Interaction with others is one of the most significant issues when it comes to making the transition from being at home all day and starting school. Stories about sharing and helping others can help that awkward transition a bit easier. There are many children’s books out there that tackle the first day of school and all the emotions that surround it; the anxiety of meeting new people, fear of not being liked, the sadness of being away from a parent, and the nervousness of having to learn. Reading a good book can prepare a child for human interaction outside of the family circle they have grown accustomed to.

How to View the World

It is all about perspective. Books give a glimpse into a character’s life. We are introduced to someone and given their characteristics. Those details can tell us about how they view the world around them. Books will often take a character through a series of events that will cause a change in the character that will affect their worldview. Often it is from a negative outlook of life to a positive view through a certain event that occurs. An unhappy character finds joy. A mean character finds the ability to be nice.

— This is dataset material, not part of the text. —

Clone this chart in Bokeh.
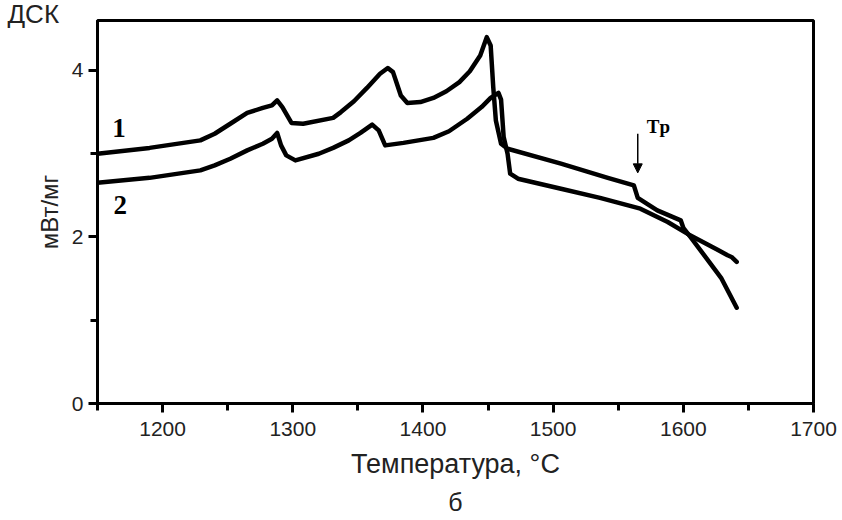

Bullying is a terrible thing for a child to face. Especially at a young age. But it is inevitable, at some point your child will face a bullying situation. The question is, what side will the child be on? Will they be the one who is being bullied, a witness to someone being pushed around and made fun of, or will they be the instigator? In each instance, believe it or not, reading can teach a child how to deal with these situations. Again, there are a plethora of children’s books that deal with this subject and how to handle it. Allow a child to be prepared by reading some of them.

How to View Themselves

How a child views the world and how they see themselves often go hand in hand. A child with a poor worldview can often feel isolated and afraid. A positive view of the external can leave their head lifted high and more confident about themselves. However, a personal view goes beyond the covers of a book. If a child’s self-esteem is crushed by a parent or someone close to them, then no book in print can overcome such obstacles. But that is another blog entirely. Just understand that in a positive environment, a good book will reinforce positive teaching.

Stories like The Ugly Duckling and The Ugly Five all teach about uniqueness and loving yourself for who you are. Tacky the Penguin and Giraffes Can’t Dance show a child they can be who they are in spite of what others say; that being different has its advantages. Through a book, a child can learn that it’s okay to be smart, silly, or own an imaginary dragon. They can see a variety of characters with what some would see as disadvantages and how they view themselves in a positive light.

We have used the example of The Little Engine that Could before. After other engines find excuses for not wanting to pull a load of toys up a difficult hill, one small engine takes on the challenge. She believed that even though she was small that she could do what she sets her heart out to do. That confidence allows her to succeed at the immense task in front of her. “I think I can, I think I can, I think I can… I thought I could, I thought I could, I thought I could.” Stories like this, with proper adult guidance, will challenge a child into believing they can do anything if they have the determination to do it.

Final Thoughts

As a child travels through the adventures of a book, lessons are learned. Every book has a premise or an expected outcome after reading it. Teaching a child about making friends, tying one’s shoes, and believing they can be whatever they choose to be, are important life lessons in their progression to becoming an adult. It is a great thing that literature helps reinforce the lessons we are verbally teaching our children. We can use the stories our kids read as examples of good behavior and the consequences of poor decisions. As you open the pages of the story you read to your child tonight, or the book they read to you, ask yourself, “What is the lesson this book is teaching, and how can I use it to help my child grow?”